In retrospect, three months is not that long a period.  Three months isn’t even a full season of the year!  Three months isn’t a full pregnancy or even a full football season.  But I was convinced that three months was forever.  Three months was the entirety of my life.  Three months was the preview of what would be laid out before me, eternally, forever.

Fine, you say, but some of us have been living in the Pause a lot longer than that.

I get it.  I mean, Moses died in the Pause along with an entire generation of Israelites.  He never did get to cross over to the Promised Land during his life on earth.  He got to see it, but that dream—the dream that God helped him to author for his people, that God envisioned and allowed him to participate in—was never realized while he drew breath on earth.

Fortunately, the whole “drawing breath on earth” thing is a brief, brief period in the eternal future God has envisioned for those who love Him.  From the perspective of eternity, the Pause is a blip.  A breath.  A moment.

But for those of us who have been in it, the Pause might as well be forever.

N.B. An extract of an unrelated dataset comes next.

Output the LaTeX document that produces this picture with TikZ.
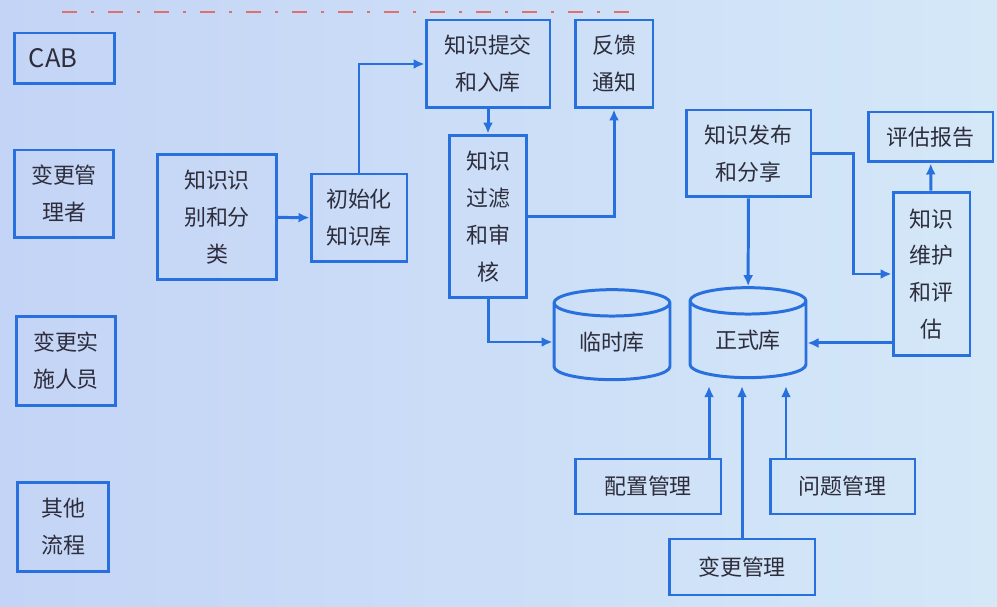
\documentclass[tikz,border=0pt]{standalone}
\usepackage{fontspec}
\setmainfont{Noto Sans CJK SC}
\usepackage{tikz}
\usetikzlibrary{arrows.meta, shapes.geometric}
\definecolor{flowblue}{RGB}{40, 112, 222}
\definecolor{inktext}{RGB}{45, 45, 60}
\definecolor{bgleft}{RGB}{196, 212, 246}
\definecolor{bgright}{RGB}{212, 232, 248}
\definecolor{dashred}{RGB}{222, 112, 112}
\tikzset{
    box/.style  ={draw=flowblue, line width=1.7pt, inner sep=0pt,
                  align=center, text=inktext,
                  font=\fontsize{12.5pt}{21pt}\selectfont},
    store/.style={box, cylinder, shape border rotate=90, aspect=0.4,
                  minimum width=2.32cm, minimum height=1.8cm},
    ar/.style   ={-{Latex[length=2.2mm, width=2mm]}, line width=1.7pt, draw=flowblue}
}

\begin{document}
\begin{tikzpicture}[x=0.02cm, y=-0.02cm]
  \useasboundingbox (0,0) rectangle (997,607);
  \fill[left color=bgleft, right color=bgright] (0,0) rectangle (997,607);
  \draw[dashred, line width=1.5pt,
        dash pattern=on 0.3cm off 0.28cm on 0.06cm off 0.28cm] (62,12) -- (630,12);

  \node[box, minimum width=2.02cm, minimum height=1.02cm,
        font=\fontsize{14.5pt}{18pt}\selectfont] (cab) at (64.5,58.5) {CAB\hspace*{0.46cm}};
  \node[box, minimum width=2.0cm,  minimum height=1.76cm] (chgmgr)  at (64,194)    {变更管\\理者};
  \node[box, minimum width=1.98cm, minimum height=1.78cm] (chgimpl) at (66,361)    {变更实\\施人员};
  \node[box, minimum width=1.82cm, minimum height=1.78cm] (other)   at (63,527)    {其他\\流程};

  \node[box, minimum width=2.38cm, minimum height=2.52cm] (identify) at (217,217)  {知识识\\别和分\\类};
  \node[box, minimum width=1.92cm, minimum height=1.76cm] (init)     at (359,218)  {初始化\\知识库};
  \node[box, minimum width=2.48cm, minimum height=1.76cm] (submit)   at (488,64)   {知识提交\\和入库};
  \node[box, minimum width=1.56cm, minimum height=1.76cm] (feedback) at (614,64)   {反馈\\通知};
  \node[box, minimum width=1.54cm, minimum height=3.26cm] (filter)   at (488,216.5){知识\\过滤\\和审\\核};
  \node[store] (temp)   at (612,342) {临时库};
  \node[store] (formal) at (748,340) {正式库};

  \node[box, minimum width=2.5cm,  minimum height=1.74cm] (publish)  at (748.5,153.5) {知识发布\\和分享};
  \node[box, minimum width=2.5cm,  minimum height=1.0cm]  (report)   at (930.5,137)   {评估报告};
  \node[box, minimum width=1.54cm, minimum height=3.28cm] (maintain) at (931.5,274)   {知识\\维护\\和评\\估};

  \node[box, minimum width=2.92cm, minimum height=1.1cm]  (cfgmgmt)  at (648,486.5) {配置管理};
  \node[box, minimum width=2.9cm,  minimum height=1.1cm]  (probmgmt) at (842.5,486.5) {问题管理};
  \node[box, minimum width=2.92cm, minimum height=1.12cm] (chgmgmt)  at (742,567) {变更管理};

  \coordinate (mtout) at ([yshift=-1.38cm]maintain.west);
  \coordinate (zin1)  at ([xshift=-0.78cm, yshift=-0.14cm]formal.south);
  \coordinate (zin2)  at ([xshift=-0.12cm, yshift=-0.14cm]formal.south);
  \coordinate (zin3)  at ([xshift=0.76cm,  yshift=-0.14cm]formal.south);

  \draw[ar] (identify) -- (init);
  \draw[ar] (init) |- (submit);
  \draw[ar] (submit) -- (filter);
  \draw[ar] (filter) -| (feedback);
  \draw[ar] (filter.south) |- (temp);
  \draw[ar] (publish) -- (formal);
  \draw[ar] (publish.east) -- ++(0.82cm,0) |- (maintain);
  \draw[ar] (maintain) -- (report);
  \draw[ar] (mtout) -- (mtout -| formal.east);
  \draw[ar] (cfgmgmt.north -| zin1) -- (zin1);
  \draw[ar] (chgmgmt.north -| zin2) -- (zin2);
  \draw[ar] (probmgmt.north -| zin3) -- (zin3);
\end{tikzpicture}
\end{document}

The Pause is where “why?” lives.  The Pause is a breeding ground for anger, bitterness, resentment, and frustration.  The Pause is where Job was: the long slog between being born and dying that was nothing but suffering and loss.  The Pause is full of diatribes, the saddest Psalms, confusion, and bewilderment.

A lot of us like to offer comfort for the Pause, but to tell you the honest truth, it isn’t much help sometimes.  I know two of the dearest and best Christians in the whole wide world, and they poured themselves out trying to offer me comfort when I was in the Pause.  It barely made a dent.  I wasn’t ready to hear it.

So if you are there, in the Pause, stuck and waiting–or even if you’re not, because you’ll be back there again one day–then this is what I’ll offer instead:

  1. The Pause isn’t forever, even if it seems that way.  It will end.
  2. The Pause isn’t without value.  Joseph became a forgiver in the Pause.  David grew into a king in it. Peter wrestled with his betrayal in it.  The Israelites became God’s nation in it.  The Pause will change you, shape you, mold you.  The Pause is what prepares you for everything that comes after.

So keep on keeping on.  You’ll get to where God intends you to go.

The waiting only feels like forever – and once you’re on the other side, it will seem like no time at all.